Abstract

Wireless Sensor Network (WSN) applications are typically event-driven. While the source codes of these applications may look simple, they are executed with a complicated concurrency model, which frequently introduces software bugs, in particular, transient bugs. Such buggy logics may only be triggered by some occasionally interleaved events that bear implicit dependency, but can lead to fatal system failures. Unfortunately, these deeply-hidden bugs or even their symptoms can hardly be identified by state-of-the-art debugging tools, and manual identification from massive running traces can be prohibitively expensive. In this paper, we present Sentomist (Sensor application anatomist), a novel tool for identifying potential transient bugs in WSN applications.
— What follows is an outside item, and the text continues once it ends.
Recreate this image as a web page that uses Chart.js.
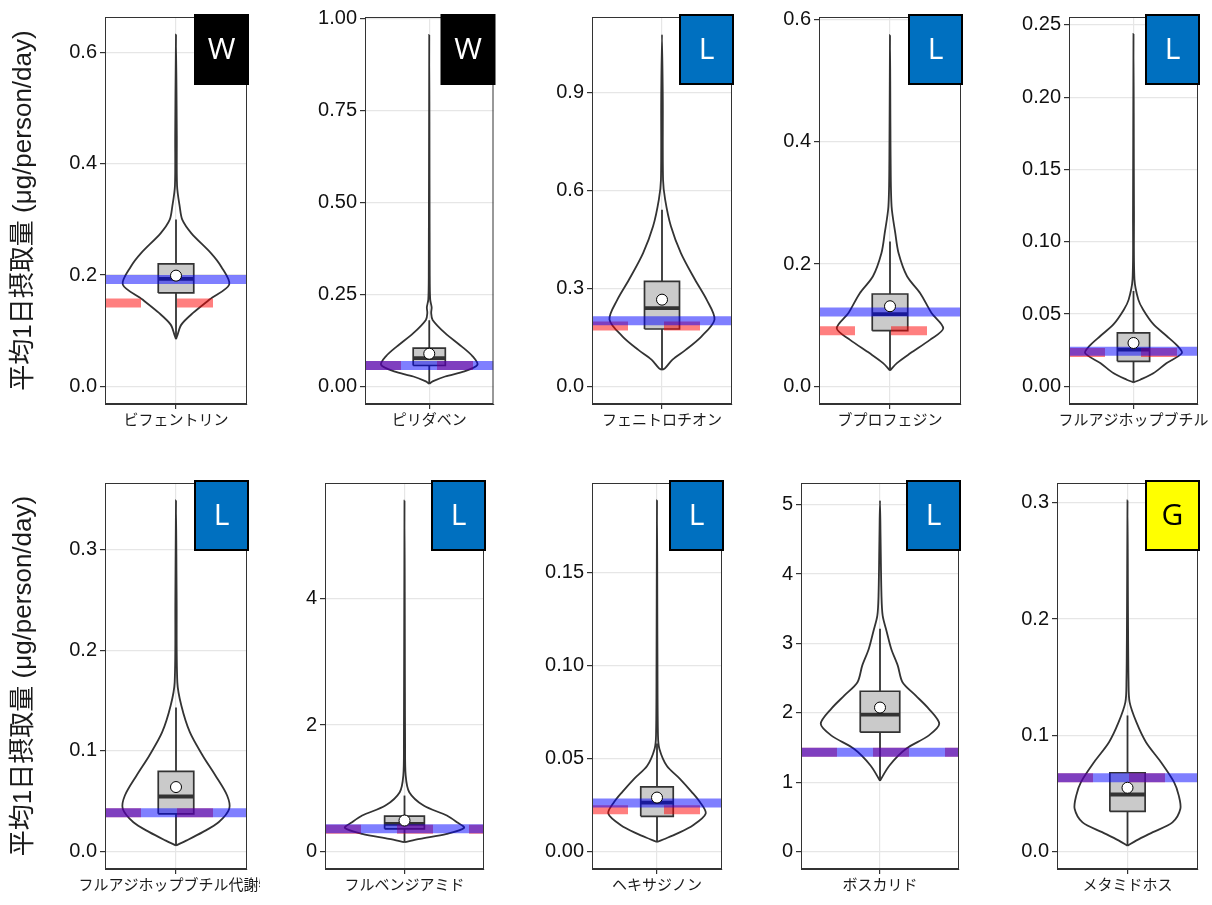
<!DOCTYPE html>
<html>
<head>
<meta charset="utf-8">
<script src="https://cdn.jsdelivr.net/npm/chart.js@4.4.1/dist/chart.umd.min.js"></script>
<style>
  body { margin: 0; background: #fff; }
  #wrap { position: relative; width: 1212px; height: 905px; overflow: hidden; }
  #wrap canvas { position: absolute; }
</style>
</head>
<body>
<div id="wrap"></div>
<script>
// Adatok
var names = ["ビフェントリン", "ピリダベン", "フェニトロチオン", "ブプロフェジン", "フルアジホップブチル",
             "フルアジホップブチル代謝物", "フルベンジアミド", "ヘキサジノン", "ボスカリド", "メタミドホス"];
var classes = ["W", "W", "L", "L", "L", "L", "L", "L", "L", "G"];
var yTitle = "平均1日摂取量 (μg/person/day)";

var yMin = [-0.0316, -0.0478, -0.054, -0.0288, -0.0122, -0.0174, -0.277, -0.0095, -0.253, -0.0151];
var yMax = [0.6636, 1.005, 1.133, 0.6038, 0.2555, 0.366, 5.83, 0.198, 5.313, 0.317];
var tickLabels = [
    ["0.0", "0.2", "0.4", "0.6"],
    ["0.00", "0.25", "0.50", "0.75", "1.00"],
    ["0.0", "0.3", "0.6", "0.9"],
    ["0.0", "0.2", "0.4", "0.6"],
    ["0.00", "0.05", "0.10", "0.15", "0.20", "0.25"],
    ["0.0", "0.1", "0.2", "0.3"],
    ["0", "2", "4"],
    ["0.00", "0.05", "0.10", "0.15"],
    ["0", "1", "2", "3", "4", "5"],
    ["0.0", "0.1", "0.2", "0.3"]
];

var q1 = [0.168, 0.057, 0.176, 0.091, 0.0173, 0.0374, 0.358, 0.0188, 1.72, 0.0344];
var medians = [0.193, 0.077, 0.240, 0.118, 0.0254, 0.0546, 0.437, 0.0262, 1.974, 0.049];
var q3 = [0.220, 0.104, 0.322, 0.151, 0.037, 0.0795, 0.559, 0.0346, 2.31, 0.0677];
var means = [0.199, 0.089, 0.266, 0.131, 0.030, 0.064, 0.49, 0.0289, 2.075, 0.0548];
var whiskerLo = [0.085, 0.007, 0.051, 0.026, 0.0028, 0.006, 0.148, 0.005, 1.02, 0.005];
var whiskerHi = [0.30, 0.18, 0.542, 0.237, 0.066, 0.143, 0.885, 0.058, 3.21, 0.117];
var blueLines = [0.192, 0.057, 0.201, 0.1215, 0.0243, 0.0384, 0.36, 0.026, 1.432, 0.0634];
var redLines = [0.150, 0.057, 0.185, 0.091, 0.0235, 0.0384, 0.35, 0.0224, 1.43, 0.0634];

// violin: [ertek, relativ felszelesseg]
var violins = [
    [[0.085,0],[0.09,0.02],[0.111,0.10],[0.132,0.32],[0.156,0.63],[0.183,1.0],[0.215,0.85],[0.239,0.66],[0.275,0.29],[0.299,0.12],[0.323,0.07],[0.36,0.02],[0.45,0.015],[0.632,0]],
    [[0.007,0],[0.0136,0.07],[0.027,0.33],[0.041,0.73],[0.059,1.0],[0.082,0.9],[0.109,0.67],[0.145,0.33],[0.181,0.07],[0.20,0.04],[0.215,0.05],[0.236,0.02],[0.30,0.01],[0.956,0]],
    [[0.051,0],[0.056,0.06],[0.082,0.2],[0.112,0.45],[0.153,0.75],[0.205,1.0],[0.266,0.85],[0.327,0.63],[0.409,0.36],[0.491,0.17],[0.573,0.06],[0.634,0.02],[0.88,0.015],[1.079,0]],
    [[0.026,0],[0.038,0.13],[0.054,0.38],[0.076,0.75],[0.095,1.0],[0.12,0.78],[0.152,0.57],[0.18,0.32],[0.218,0.16],[0.25,0.1],[0.294,0.03],[0.37,0.012],[0.574,0]],
    [[0.0028,0],[0.0046,0.14],[0.009,0.41],[0.016,0.68],[0.023,1.0],[0.028,0.91],[0.035,0.68],[0.043,0.41],[0.053,0.2],[0.060,0.1],[0.074,0.02],[0.12,0.01],[0.2438,0]],
    [[0.006,0],[0.011,0.2],[0.0192,0.5],[0.029,0.8],[0.0424,1.0],[0.0556,0.96],[0.0755,0.74],[0.0954,0.5],[0.1185,0.26],[0.145,0.1],[0.168,0.025],[0.25,0.012],[0.3487,0]],
    [[0.148,0],[0.2,0.26],[0.279,0.71],[0.374,1.0],[0.464,0.88],[0.569,0.71],[0.727,0.32],[0.938,0.08],[1.2,0.02],[1.7,0.01],[5.55,0]],
    [[0.005,0],[0.0065,0.14],[0.0095,0.41],[0.014,0.74],[0.0203,1.0],[0.0265,0.88],[0.032,0.71],[0.039,0.47],[0.046,0.2],[0.055,0.05],[0.0624,0.02],[0.1,0.01],[0.1887,0]],
    [[1.02,0],[1.24,0.16],[1.48,0.44],[1.67,0.82],[1.84,1.0],[2.06,0.82],[2.25,0.6],[2.44,0.38],[2.68,0.3],[2.92,0.19],[3.18,0.11],[3.4,0.045],[3.69,0.025],[4.5,0.01],[5.06,0]],
    [[0.005,0],[0.0095,0.17],[0.0166,0.48],[0.025,0.85],[0.0367,1.0],[0.048,0.97],[0.0597,0.88],[0.077,0.63],[0.094,0.35],[0.111,0.17],[0.1285,0.04],[0.1457,0.02],[0.2,0.01],[0.302,0]]
];

// Elrendezes
var colLeft = [0, 260, 500, 740, 980, 0, 260, 500, 740, 980];
var colRight = [260, 500, 740, 980, 1212, 260, 500, 740, 980, 1212];
var plotLeft = [105, 365, 592, 819, 1069, 105, 325, 592, 801, 1057];
var plotRight = [247, 497, 732, 961, 1198, 247, 484, 722, 959, 1198];
var rowTop = [0, 450], rowHeight = [450, 455], plotTop = [17, 483], plotBottom = [404, 869];
var labelColors = { W: ["#000000", "#ffffff"], L: ["#0070C0", "#ffffff"], G: ["#FFFF00", "#000000"] };

var FONT = '"Liberation Sans", "Noto Sans CJK JP", sans-serif';

var panelFrame = {
    id: "panelFrame",
    afterDraw: function (chart) {
        var a = chart.chartArea, ctx = chart.ctx;
        var cls = chart.options.plugins.panelFrame.cls;
        ctx.save();
        ctx.strokeStyle = "#333333";
        ctx.lineWidth = 1;
        ctx.strokeRect(a.left + 0.5, a.top + 0.5, a.right - a.left - 1, a.bottom - a.top - 1);
        var c = labelColors[cls];
        var bx = a.right - 52, by = a.top - 2, bw = 53, bh = 69;
        ctx.fillStyle = c[0];
        ctx.fillRect(bx, by, bw, bh);
        ctx.lineWidth = 2;
        ctx.strokeStyle = "#000";
        ctx.strokeRect(bx, by, bw, bh);
        ctx.fillStyle = c[1];
        ctx.font = '30px "Open Sans", "Noto Sans", sans-serif';
        ctx.textAlign = "center";
        ctx.textBaseline = "middle";
        ctx.fillText(cls, bx + bw / 2, by + bh / 2 + 1);
        ctx.restore();
    }
};

function violinPoints(prof) {
    var pts = [];
    for (var i = 0; i < prof.length; i++) pts.push({ x: prof[i][1] * 0.45, y: prof[i][0] });
    for (var j = prof.length - 2; j >= 0; j--) pts.push({ x: -prof[j][1] * 0.45, y: prof[j][0] });
    return pts;
}

function lineSet(data, color, width, order, extra) {
    var ds = { data: data, showLine: true, pointRadius: 0, borderColor: color, borderWidth: width,
               fill: false, tension: 0, order: order };
    for (var k in extra) ds[k] = extra[k];
    return ds;
}

function makePanel(i) {
    var row = i < 5 ? 0 : 1;
    var w = colRight[i] - colLeft[i], h = rowHeight[row];
    var canvas = document.createElement("canvas");
    canvas.width = w; canvas.height = h;
    canvas.style.left = colLeft[i] + "px";
    canvas.style.top = rowTop[row] + "px";
    canvas.style.width = w + "px"; canvas.style.height = h + "px";
    document.getElementById("wrap").appendChild(canvas);

    var yw = plotLeft[i] - colLeft[i];
    var xh = rowTop[row] + h - plotBottom[row];
    var labels = tickLabels[i];
    var bw = 0.15;

    var datasets = [
        lineSet(violinPoints(violins[i]), "#333333", 1.8, 7, { tension: 0.3 }),
        lineSet([{ x: 0, y: whiskerLo[i] }, { x: 0, y: whiskerHi[i] }], "#333333", 1.8, 6),
        lineSet([{ x: -bw, y: q3[i] }, { x: bw, y: q3[i] }], "rgba(0,0,0,0)", 0, 5,
                { fill: { value: q1[i] }, backgroundColor: "#cacaca" }),
        lineSet([{ x: -bw, y: q1[i] }, { x: -bw, y: q3[i] }, { x: bw, y: q3[i] }, { x: bw, y: q1[i] }, { x: -bw, y: q1[i] }],
                "#333333", 1.7, 4),
        lineSet([{ x: -bw, y: medians[i] }, { x: bw, y: medians[i] }], "#333333", 3.8, 3),
        lineSet([{ x: -0.6, y: redLines[i] }, { x: 0.6, y: redLines[i] }], "rgba(255,0,0,0.5)", 9, 2,
                { borderDash: [36, 36], borderCapStyle: "butt" }),
        lineSet([{ x: -0.6, y: blueLines[i] }, { x: 0.6, y: blueLines[i] }], "rgba(0,0,255,0.5)", 9, 1,
                { borderCapStyle: "butt" }),
        { data: [{ x: 0, y: means[i] }], showLine: false, pointRadius: 5.5, pointBackgroundColor: "#ffffff",
          pointBorderColor: "#000000", pointBorderWidth: 1, order: 0 }
    ];

    new Chart(canvas.getContext("2d"), {
        type: "scatter",
        data: { datasets: datasets },
        plugins: [panelFrame],
        options: {
            responsive: false,
            animation: false,
            events: [],
            layout: { padding: { left: 0, right: colRight[i] - plotRight[i], top: plotTop[row] - rowTop[row], bottom: 0 } },
            plugins: {
                legend: { display: false },
                tooltip: { enabled: false },
                panelFrame: { cls: classes[i] }
            },
            scales: {
                x: {
                    type: "linear", min: -0.6, max: 0.6,
                    afterBuildTicks: function (axis) { axis.ticks = [{ value: 0 }]; },
                    afterFit: function (axis) { axis.height = xh; axis.paddingLeft = 0; axis.paddingRight = 0; },
                    ticks: { callback: function () { return names[i]; }, font: { family: FONT, size: 15 },
                             color: "#1a1a1a", padding: 3, maxRotation: 0, autoSkip: false },
                    grid: { color: "#e6e6e6", lineWidth: 1.2, tickColor: "#333333", tickLength: 5 },
                    border: { color: "#333333", width: 1 }
                },
                y: {
                    type: "linear", min: yMin[i], max: yMax[i],
                    afterBuildTicks: function (axis) {
                        axis.ticks = labels.map(function (s) { return { value: parseFloat(s) }; });
                    },
                    afterFit: function (axis) { axis.width = yw; axis.paddingTop = 0; axis.paddingBottom = 0; },
                    ticks: { callback: function (v, idx) { return labels[idx]; }, font: { family: FONT, size: 20 },
                             color: "#111111", padding: 3 },
                    grid: { color: "#e6e6e6", lineWidth: 1.2, tickColor: "#333333", tickLength: 5 },
                    border: { color: "#333333", width: 1 },
                    title: { display: i === 0 || i === 5, text: yTitle, color: "#1a1a1a",
                             font: { family: FONT, size: 26 }, padding: { top: 8, bottom: 0 } }
                }
            }
        }
    });
}

for (var n = 0; n < names.length; n++) makePanel(n);
</script>
</body>
</html>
The Sentomist design is based on a key observation that transient bugs make the behaviors of a WSN system deviate from the normal, and thus outliers (i.e., abnormal behaviors) are good indicators of potential bugs. Sentomist introduces the notion of event-handling interval to systematically anatomize the long-term execution history of an event-driven WSN system into groups of intervals. It then applies a customized outlier detection algorithm to quickly identify and rank abnormal intervals. This dramatically reduces the human efforts of inspection (otherwise, we have to manually check tremendous data samples, typically with brute force inspection) and thus greatly speeds up debugging. We have implemented Sentomist based on the concurrency model of TinyOS. We apply Sentomist to test a series of representative real-life WSN applications that contain transient bugs. These bugs, though caused by complicated interactions that can hardly be predicted during the programming stage, are successfully confined by Sentomist.